In Deep Probabilistic Programming, Dustin Tran and his co-authors present Edward, a probabilistic programming language. Edward is built on TensorFlow, and provides functionality for probabilistic modeling, inference, and model evaluation. In addition to describing the design of the language, the paper includes a number of examples of how to implement several standard models, such as a variational auto-encoder, Bayesian RNN, and a Gaussian Mixture Model. We have recently experimented with using Edward for small-scale model prototyping and inference tasks, and look forward to using Edward in larger scale experiments.
The paper Unsupervised and Scalable Algorithm for Learning Node Representations shows how to use Skip-gram model to learn node vector representations that later could be used for link prediction and related tasks. It’s closely related to the Node2Vec algorithm published last year, but reports better results. Although the title says that it’s scalable, the experiments in both papers were conducted on graphs with at most 20,000 nodes and 200,000 edges, which is modest compared to the graphs that we usually have to deal with. Today we work with graphs of more than 2 billion nodes, but algorithms for link predictions that could scale to data of that size are limited in their ability to use the graph structure to make better predictions, since they generally consider only node-to-node relationships. It would be interesting to see further work on scalable algorithms that can efficiently leverage the internal structure of the graph.

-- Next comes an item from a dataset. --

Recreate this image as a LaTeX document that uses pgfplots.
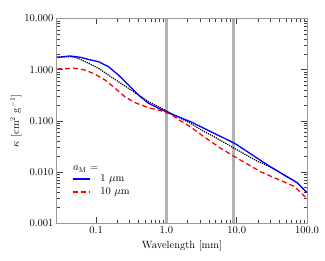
\documentclass[border=0pt]{standalone}
\usepackage{pgfplots}
\pgfplotsset{compat=1.18}
\begin{document}
\begin{tikzpicture}
\begin{loglogaxis}[
  scale only axis, width=250pt, height=204.5pt,
  xmin=0.0277, xmax=100, ymin=0.001, ymax=10,
  xtick={0.1,1,10,100}, xticklabels={0.1,1.0,10.0,100.0},
  ytick={0.001,0.01,0.1,1,10}, yticklabels={0.001,0.010,0.100,1.000,10.000},
  tick align=inside,
  major tick length=6pt, minor tick length=3pt,
  every tick/.style={black!75, line width=0.5pt},
  axis line style={black!40, line width=1pt},
  tick label style={font=\fontsize{10.5}{12}\selectfont},
  label style={font=\fontsize{10.5}{12}\selectfont},
  xlabel={Wavelength [mm]}, ylabel={$\kappa$ [cm$^2$ g$^{-1}$]},
  ylabel style={yshift=-4pt},
  legend style={draw=none, fill=none, at={(0.06,0.28)}, anchor=north west,
    font=\fontsize{10.5}{12}\selectfont, row sep=0.5pt, inner sep=0pt},
  legend cell align=left,
]
\addlegendimage{legend image code/.code={\node[anchor=west, inner sep=0pt] at (0pt,0pt) {$a_{\mathrm{M}}$ =};}}
\addlegendentry{}
\addlegendimage{draw=blue, color=blue, line width=1.6pt, sharp plot}
\addlegendentry{1 $\mu$m}
\addlegendimage{draw=red, color=red, dash pattern=on 5pt off 3pt, line width=1.6pt, sharp plot}
\addlegendentry{10 $\mu$m}
\addplot[black!30, line width=3pt, forget plot] coordinates {(1,0.001) (1,10)};
\addplot[black!30, line width=3pt, forget plot] coordinates {(9,0.001) (9,10)};
\addplot[black, densely dotted, line width=1.2pt, forget plot] coordinates {
(0.0277,1.74) (0.0425,1.80) (0.05,1.74) (0.06,1.58) (0.078,1.33) (0.108,1.06)
(0.15,0.78) (0.208,0.58) (0.289,0.43) (0.40,0.318) (0.558,0.235) (0.776,0.188)
(1.05,0.15) (2.2,0.089) (3.4,0.062) (5.0,0.047) (9.2,0.029) (20,0.016)
(30,0.0126) (73,0.0061) (100,0.0039)};
\addplot[blue, line width=1.3pt, forget plot] coordinates {
(0.0277,1.74) (0.0425,1.85) (0.06,1.74) (0.078,1.58) (0.108,1.43) (0.15,1.14)
(0.208,0.78) (0.289,0.50) (0.40,0.318) (0.558,0.219) (0.776,0.175) (1.08,0.142)
(2.2,0.096) (4.0,0.064) (9.4,0.036) (30,0.0126) (73,0.0061) (100,0.0039)};
\addplot[red, dash pattern=on 5pt off 3pt, line width=1.3pt, forget plot] coordinates {
(0.0277,1.03) (0.05,1.06) (0.07,0.98) (0.097,0.81) (0.134,0.625) (0.187,0.43)
(0.26,0.29) (0.36,0.225) (0.558,0.18) (0.86,0.155) (1.14,0.135) (1.58,0.10)
(2.2,0.076) (3.4,0.049) (5.9,0.029) (9.4,0.0197) (22,0.010) (66,0.0052) (100,0.003)};
\end{loglogaxis}
\path ([xshift=-57pt,yshift=-37pt]current axis.south west) rectangle ([xshift=18pt,yshift=18.5pt]current axis.north east);
\end{tikzpicture}
\end{document}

One of our colleagues at Criteo AI Lab, Minmin Chen, presented the paper Efficient Vector Representation for Documents through Corruption, which introduces a new model architecture to generate vector representations for text. It uses a corruption model that acts as a data-dependent regularizer, which favors low frequency / highly discriminative words, while forcing the embeddings of frequent and non-informative words to be close to zero. It produces word embeddings that significantly improve the embeddings learned by Word2Vec. The simplicity of the model enables training on billions of words per hour on a single machine. At the same time, it is very efficient in generating representations of unseen documents at test time, in contrast to existing methods such as paragraph vectors or skip-thought vectors. The model yields high-quality document representations for a wide variety of tasks such as sentiment analysis, document classification, and semantic relatedness.
Criteo Cocktail Party
On the first night of the conference, Criteo hosted a cocktail party at the National Maritime Museum in Toulon. A number of prominent individuals from academia and industry gathered to hear about research at Criteo, discuss machine learning and topics related to the conference, and get to know one another in an informal setting. Attendees also enjoyed some great food and cocktails, as well as impressive exhibits on French naval history. Hats off to our events team for organizing a great event.
We look forward to participating in ICLR 2018!